Atomların, ışınların açılarındaki girdaplardan meydana geldiğini, asal yapıdaki atomların yaratıldıkları ilk
kozmik planda kaldıklarını biliyoruz. Ancak, aralarında bağlar kurmaya başlayıp, birleşik yapılar
oluşturduklarında, sembolik ifadeyle ağırlıkları, yani tesirlere karşı duyarlılıkları artar. İşte uzaydaki
hareketi sınırlayan faktör, bu gerçekten kaynaklanır.
Tesirlere duyarlılık engellenebilseydi, uzayda
sınırsızca hareket etmek mümkün olabilirdi.
Asal atomlardan oluşan ilk birleşik atomlar, merkezkaç kuvvetlerinin etkisiyle, direncin en az olduğu ışın
hatları boyunca çepere doğru yönlendirilirler. Bir sonraki çemberde kendilerine uygun çekim gücüyle
karşılaşıp yerleşirler. Bu birleşik atomların bir araya gelmesiyle oluşan daha karmaşık yapıdaki atomlar,
benzer şekilde bir üst çembere doğru hareket ederler.

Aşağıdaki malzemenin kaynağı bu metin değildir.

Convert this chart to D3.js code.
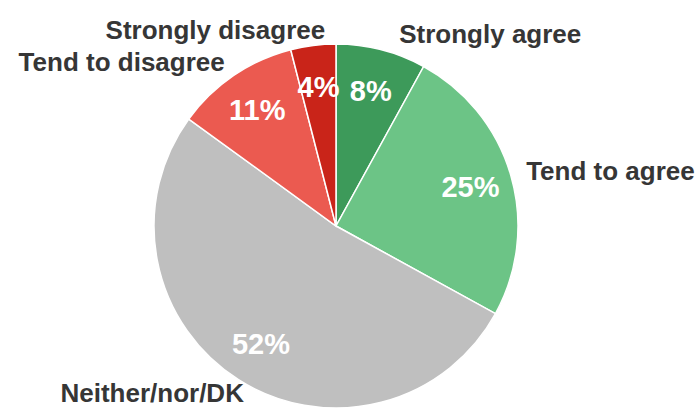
<!DOCTYPE html>
<html>
<head>
<meta charset="utf-8">
<script src="https://cdn.jsdelivr.net/npm/d3@7"></script>
<style>
  html, body { margin: 0; padding: 0; background: #fff; }
  svg { display: block; font-family: "Liberation Sans", Arial, sans-serif; }
</style>
</head>
<body>
<div id="root"></div>
<script>
const width = 700;
const height = 412;

// data, clockwise from 12 o'clock
const categories = ["Strongly agree", "Tend to agree", "Neither/nor/DK", "Tend to disagree", "Strongly disagree"];
const shares = [8, 25, 52, 11, 4];
const colours = ["#3d9a5a", "#6cc486", "#bfbfbf", "#eb5a50", "#c92419"];

const cx = 336, cy = 226, radius = 182;

const data = categories.map((c, i) => ({ category: c, value: shares[i] }));

const pie = d3.pie().sort(null).value(d => d.value);
const arc = d3.arc().innerRadius(0).outerRadius(radius);
const labelArc = d3.arc().innerRadius(140).outerRadius(140);

const colour = d3.scaleOrdinal().domain(categories).range(colours);

const svg = d3.select("#root")
	.append("svg")
		.attr("width", width)
		.attr("height", height);

const g = svg.append("g")
	.attr("transform", `translate(${cx}, ${cy})`);

const slices = pie(data);

g.selectAll(".slice")
	.data(slices).enter()
	.append("path")
		.attr("class", "slice")
		.attr("d", arc)
		.style("fill", d => colour(d.data.category))
		.style("stroke", "#fff")
		.style("stroke-width", 1.5);

// percentages inside
g.selectAll(".pct")
	.data(slices).enter()
	.append("text")
		.attr("class", "pct")
		.attr("transform", d => `translate(${labelArc.centroid(d)})`)
		.attr("text-anchor", "middle")
		.attr("dy", "0.35em")
		.style("font-size", "29px")
		.style("font-weight", "bold")
		.style("fill", "#fff")
		.text(d => d.data.value + "%");

// category names outside
const outerR = 198;
const midAngle = d => (d.startAngle + d.endAngle) / 2;

g.selectAll(".cat")
	.data(slices).enter()
	.append("text")
		.attr("class", "cat")
		.attr("x", d => outerR * Math.sin(midAngle(d)) + (Math.abs(Math.cos(midAngle(d))) > 0.84 ? 14 : 0))
		.attr("y", d => -outerR * Math.cos(midAngle(d)))
		.attr("dy", "0.35em")
		.attr("text-anchor", d => Math.sin(midAngle(d)) >= 0 ? "start" : "end")
		.style("font-size", "26px")
		.style("font-weight", "bold")
		.style("fill", "#363636")
		.text(d => d.data.category);
</script>
</body>
</html>
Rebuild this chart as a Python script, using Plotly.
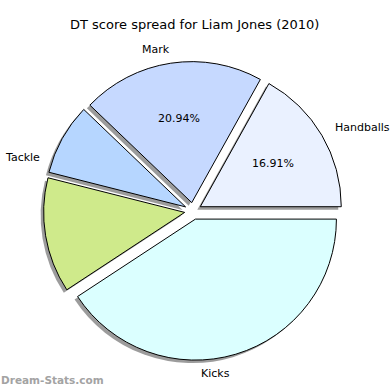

Yedinci çemberin son derece karmaşık yapıdaki
atomları bir araya gelmeye başlayınca ise, 'Merkezi Güneş'e doğru, spiral hareketle dönüş yolculuğu
başlar.
6. BİR GÜNEŞ SİSTEMİNİN BAŞLANGICI
Daha önce açıklandığı gibi birleşik atomlar, ışınlar boyunca yukarıya ve aşağıya doğru hareket ederler;
çünkü herhangi bir planda statik kalamayacak kadar gelişmiş ve karmaşık bir yapıya sahiptirler.
Ancak,
bir atom ışınlar boyunca devresini tamamlayıp yeniden başlamak istediğinde,
yerinin daha az gelişmiş bir
başka atom tarafından doldurulduğunu görür. Bu nedenle, zorunlu olarak 'Merkezi Durgunluk' bölgesinde
kalır.
Hiçbir atom, devreye bir defadan fazla katılamaz ve en son atom da 'haccını' tamamlayıp
dinlenmeye çekildiğinde, tüm yaratılış süreci uykuya dalar. Bu noktada, 'Kozmos Halkası' negatif safhaya
doğru salındığından, Kozmik akımlar yön değiştirir.
Bu arada, ışınlar akımlarını, çemberler dönüşlerini sürdürürler; ancak atomlar, kendi içlerinde çok sayıda
dengeli hareketi içerdikleri halde, kımıldamazlar. 'Kozmos Halkası'nın negatif safhaya girmesiyle ise,
çeper yönünde yepyeni çekim kuvvetleri ortaya çıkar.
Bu noktada, 'Kozmos Halkası' ile 'Kaos Halkası'nın tesirlerinin iyi anlaşılması önemlidir. 'Kaos
Halkası'nın tesiri dominant ise, dengelenmemiş bir kuvvet mevcuttur.
Başka bir deyişle, 'Kaos Halkası'
pozitif safhadadır. 'Kozmos Halkası' dominant ise, 'Kaos'un sebep olduğu güç fazlasını telafi eden karşı
kuvvet oluşur.
O halde, 'Kaos' uzaya doğru çeker; 'Kozmos ' ise dengeler ve statik bir ortam oluşana kadar gerekli karşı
kuvveti üretir.
Bütün atomlar gelişmelerinin son noktasına erişip, en dıştaki çemberden, 'Merkezi Güneş' etrafında
toplanmak üzere ayrıldıklarında, atomik evrimin ilk safhası tamamlanmıştır. 'Kozmos Halkası' işlevini
yerine getirmiş ve denge sağlanmıştır. Her şey statik ve uyumaktadır. Fakat döngü devam ederken, 'Kaos
Halkası' kurulmuş dengeyi bozar. Atomlar arasında en gelişmiş olanları, tekrar merkezkaç kuvvetinin
tesiri altına girerler ve büyük gruplar halinde ışınlar üzerinde hareket etmeye başlarlar. Ancak bu sefer
yolculukları boş uzay içinde değildir; çünkü her çember atomlarla dolmuştur. Farklı derecelerde karmaşık
yapılara sahip olan atomlar, çekim gücüne bağlı olarak, 'Merkezi Durgunluk' bölgesinden belirli
uzaklıklardaki çemberler üzerinde yerleşmiş konumdadırlar.